Ole Miss coach Mike Bianco called Childress' decision to pull Doxakis "tough but smart."
"You've got to be careful in this tournament," Bianco said. "As much as everybody wants to win it, you have to be careful because there is a next week. You're here to win a championship, but there's a fine line. I think we all struggle with that, but I totally understand."
1:25 p.m.
Humbling and unforgiving: That's SEC Baseball
What if I told you that the special Texas A&M pitching staff delivered not one but two record-setting starts this week? That Chris Weber broke an SEC Tournament record shared by teammate John Doxakis by throwing 7.1 no-hit innings Wednesday against Georgia and Doxakis took the record back by throwing 8 no-hit innings Thursday against Ole Miss?
What if I told you that, despite that mastery, the Aggies lost both games and headed home?

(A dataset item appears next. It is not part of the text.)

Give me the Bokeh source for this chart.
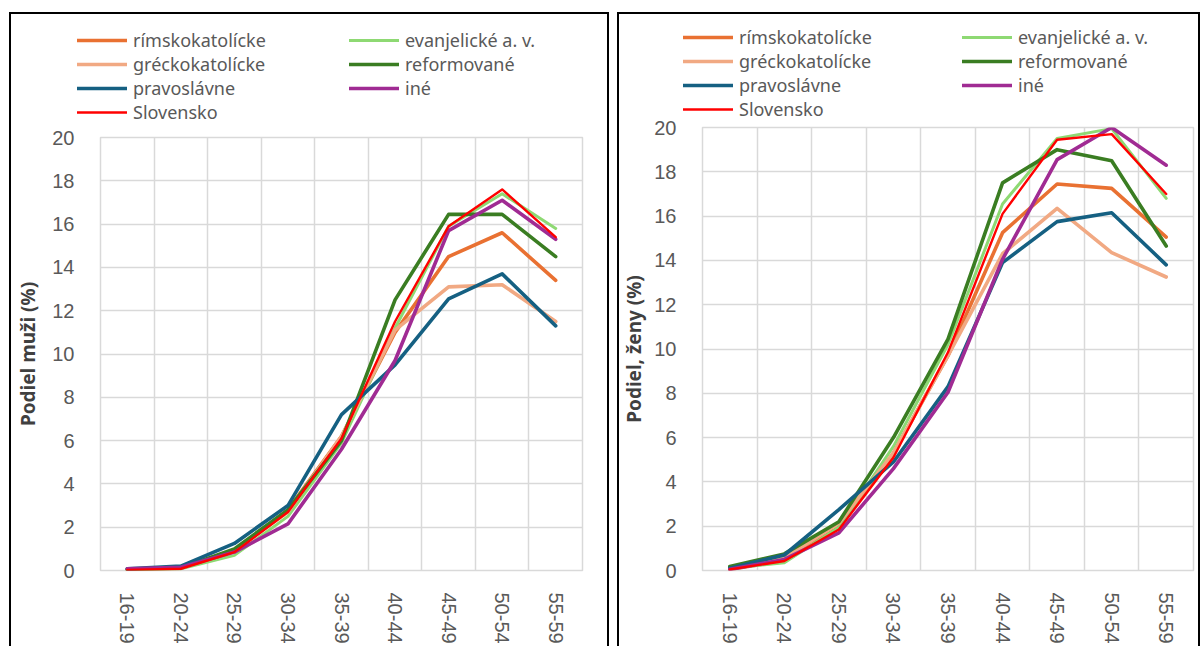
from bokeh.plotting import figure
from bokeh.models import Legend, LegendItem, FixedTicker, Range1d, InlineStyleSheet
from bokeh.layouts import row, column
from bokeh.embed import file_html
from bokeh.resources import INLINE

# Age groups on the horizontal axis
age_groups = ["16-19", "20-24", "25-29", "30-34", "35-39", "40-44", "45-49", "50-54", "55-59"]

# Share by age group (%), men
muzi_rimskokatolicke = [0.05, 0.10, 0.90, 2.80, 6.20, 11.0, 14.5, 15.6, 13.4]
muzi_evanjelicke = [0.03, 0.08, 0.70, 2.50, 5.90, 11.2, 15.9, 17.4, 15.8]
muzi_greckokatolicke = [0.05, 0.12, 0.95, 2.70, 6.20, 11.1, 13.1, 13.2, 11.5]
muzi_reformovane = [0.05, 0.12, 1.00, 2.80, 6.00, 12.5, 16.45, 16.45, 14.5]
muzi_pravoslavne = [0.08, 0.20, 1.25, 3.00, 7.20, 9.5, 12.55, 13.7, 11.3]
muzi_ine = [0.08, 0.15, 0.85, 2.15, 5.60, 9.7, 15.7, 17.1, 15.3]
muzi_slovensko = [0.03, 0.08, 0.85, 2.70, 6.10, 11.5, 15.9, 17.6, 15.4]

# Share by age group (%), women
zeny_rimskokatolicke = [0.05, 0.45, 1.95, 5.30, 9.70, 15.25, 17.45, 17.25, 15.05]
zeny_evanjelicke = [0.10, 0.35, 1.95, 5.60, 10.20, 16.55, 19.50, 19.95, 16.80]
zeny_greckokatolicke = [0.08, 0.55, 2.15, 5.30, 9.70, 14.30, 16.35, 14.35, 13.25]
zeny_reformovane = [0.18, 0.75, 2.20, 6.00, 10.45, 17.50, 19.00, 18.50, 14.65]
zeny_pravoslavne = [0.10, 0.70, 2.75, 4.90, 8.30, 13.90, 15.75, 16.15, 13.80]
zeny_ine = [0.05, 0.50, 1.70, 4.60, 8.05, 14.05, 18.55, 20.00, 18.30]
zeny_slovensko = [0.05, 0.43, 1.85, 5.10, 9.85, 16.10, 19.45, 19.70, 17.00]

series_names = ["rímskokatolícke", "evanjelické a. v.", "gréckokatolícke", "reformované",
                "pravoslávne", "iné", "Slovensko"]
series_colors = ["#E97132", "#8ED973", "#F1A983", "#3A7D22", "#156082", "#A02B93", "#FF0000"]
series_widths = [3.6, 3.0, 3.6, 3.6, 3.6, 3.6, 2.4]

men = [muzi_rimskokatolicke, muzi_evanjelicke, muzi_greckokatolicke, muzi_reformovane,
       muzi_pravoslavne, muzi_ine, muzi_slovensko]
women = [zeny_rimskokatolicke, zeny_evanjelicke, zeny_greckokatolicke, zeny_reformovane,
         zeny_pravoslavne, zeny_ine, zeny_slovensko]

TICK_FONT = "Liberation Sans"
TEXT_FONT = "Noto Sans"
GREY = "#595959"
GRID = "#d9d9d9"
HEIGHT = 646
BOTTOM = 73
ROW_H = 24
NAN = float("nan")


def frame_css(left, width):
    # black panel frame over the whole panel, open at the bottom edge of the page
    return InlineStyleSheet(css=(
        ":host { position: relative; }"
        ":host::after { content: ''; position: absolute; "
        f"left: {left}px; top: 12px; width: {width}px; height: {HEIGHT - 12}px; "
        "border: 2.5px solid black; border-bottom: none; box-sizing: border-box; "
        "pointer-events: none; z-index: 10; }"
    ))


def legend_strip(width, height, legend_xy, label_width):
    # strip above the chart holding the two-column legend
    q = figure(width=width, height=height, output_backend="svg", toolbar_location=None,
               x_range=Range1d(0, 1), y_range=Range1d(0, 1),
               x_axis_type=None, y_axis_type=None, frame_align=False,
               min_border=0, background_fill_color="white", border_fill_color="white")
    q.outline_line_color = None
    q.grid.visible = False
    keys = []
    for col, lw in zip(series_colors, series_widths):
        keys.append(q.line(x=[NAN], y=[NAN], line_color=col, line_width=lw, line_cap="round"))
    order = [0, 2, 4, 6, 1, 3, 5]  # column-major: left column first
    items = [LegendItem(label=series_names[i], renderers=[keys[i]]) for i in order]
    legend = Legend(items=items, location=legend_xy, ncols=2,
                    glyph_width=50, glyph_height=ROW_H, label_height=ROW_H,
                    label_width=label_width, label_standoff=6, spacing=0, padding=0,
                    margin=0, border_line_color=None, background_fill_alpha=0,
                    label_text_font=TEXT_FONT, label_text_font_size="18px",
                    label_text_color=GREY)
    q.add_layout(legend)
    return q


def chart(values, y_title, width, height, border_left, border_right, border_top,
          tick_standoff, title_standoff):
    p = figure(width=width, height=height, output_backend="svg", toolbar_location=None,
               x_range=Range1d(-0.5, len(age_groups) - 0.5), y_range=Range1d(0, 20),
               min_border_left=border_left, min_border_right=border_right,
               min_border_top=border_top, min_border_bottom=BOTTOM, frame_align=False,
               background_fill_color="white", border_fill_color="white")
    p.outline_line_color = GRID
    p.outline_line_width = 1.5

    xs = list(range(len(age_groups)))
    for vals, col, lw in zip(values, series_colors, series_widths):
        p.line(xs, vals, line_color=col, line_width=lw, line_join="round", line_cap="round")

    p.xaxis.ticker = FixedTicker(ticks=xs)
    p.xaxis.major_label_overrides = {i: g for i, g in enumerate(age_groups)}
    p.xaxis.major_label_orientation = "vertical"
    p.xaxis.major_label_text_font = TICK_FONT
    p.xaxis.major_label_text_font_size = "20px"
    p.xaxis.major_label_text_color = GREY
    p.xaxis.major_label_standoff = 16
    p.xaxis.major_tick_line_color = None
    p.xaxis.minor_tick_line_color = None
    p.xaxis.axis_line_color = None

    p.yaxis.ticker = FixedTicker(ticks=list(range(0, 21, 2)))
    p.yaxis.major_label_text_font = TICK_FONT
    p.yaxis.major_label_text_font_size = "20px"
    p.yaxis.major_label_text_color = GREY
    p.yaxis.major_label_standoff = tick_standoff
    p.yaxis.major_tick_line_color = None
    p.yaxis.minor_tick_line_color = None
    p.yaxis.axis_line_color = None
    p.yaxis.axis_label = y_title
    p.yaxis.axis_label_text_font = TEXT_FONT
    p.yaxis.axis_label_text_font_style = "bold"
    p.yaxis.axis_label_text_font_size = "19px"
    p.yaxis.axis_label_text_color = "#404040"
    p.yaxis.axis_label_standoff = title_standoff

    # horizontal lines at every tick, vertical lines between age groups
    p.xgrid.ticker = FixedTicker(ticks=[i - 0.5 for i in range(len(age_groups) + 1)])
    p.xgrid.grid_line_color = GRID
    p.xgrid.grid_line_width = 1.5
    p.ygrid.grid_line_color = GRID
    p.ygrid.grid_line_width = 1.5
    return p


def panel(values, y_title, width, strip_h, legend_xy, label_width, border_left,
          border_right, frame_top, tick_standoff, title_standoff, box_left, box_width):
    strip = legend_strip(width, strip_h, legend_xy, label_width)
    p = chart(values, y_title, width, HEIGHT - strip_h, border_left, border_right,
              frame_top - strip_h, tick_standoff, title_standoff)
    return column(strip, p, spacing=0, stylesheets=[frame_css(box_left, box_width)])


left_panel = panel(men, "Podiel muži (%)", 613, 124, (77, 0), 216,
                   100, 31, 137, 20, 8, 9, 600)
right_panel = panel(women, "Podiel, ženy (%)", 588, 116, (70, -5), 223,
                    89, 8, 127, 20, 4, 4, 583)

layout = row(left_panel, right_panel, spacing=0)
open("out.html", "w").write(file_html(layout, INLINE))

The hard, cold numbers:
Georgia 2, Texas A&M 0.
Ole Miss 1, Texas A&M 0.
"In so many ways, this league is very humbling and very unforgiving," Ole Miss coach Mike Bianco said. "All teams in the country would like to pitch like that."
The trouble for Texas A&M was, Georgia and Ole Miss pitched like that, too, and the Aggies essentially came up a couple of key hits short.
"Hopefully, we're saving those (hits) up for next week," A&M coach Rob Childress said. "The big hits are due to come our way."
The only question for the Aggies now is whether the Division I Baseball Committee will choose them to host an NCAA Tournament regional. Their 37-21-1 overall record and 16-13-1 SEC record, with an NCAA RPI of 15 through Wednesday, should have them in prime position.
"We feel like we've done enough (to host)," Childress said. "We certainly would love to be at home, and we feel we've done enough to do that."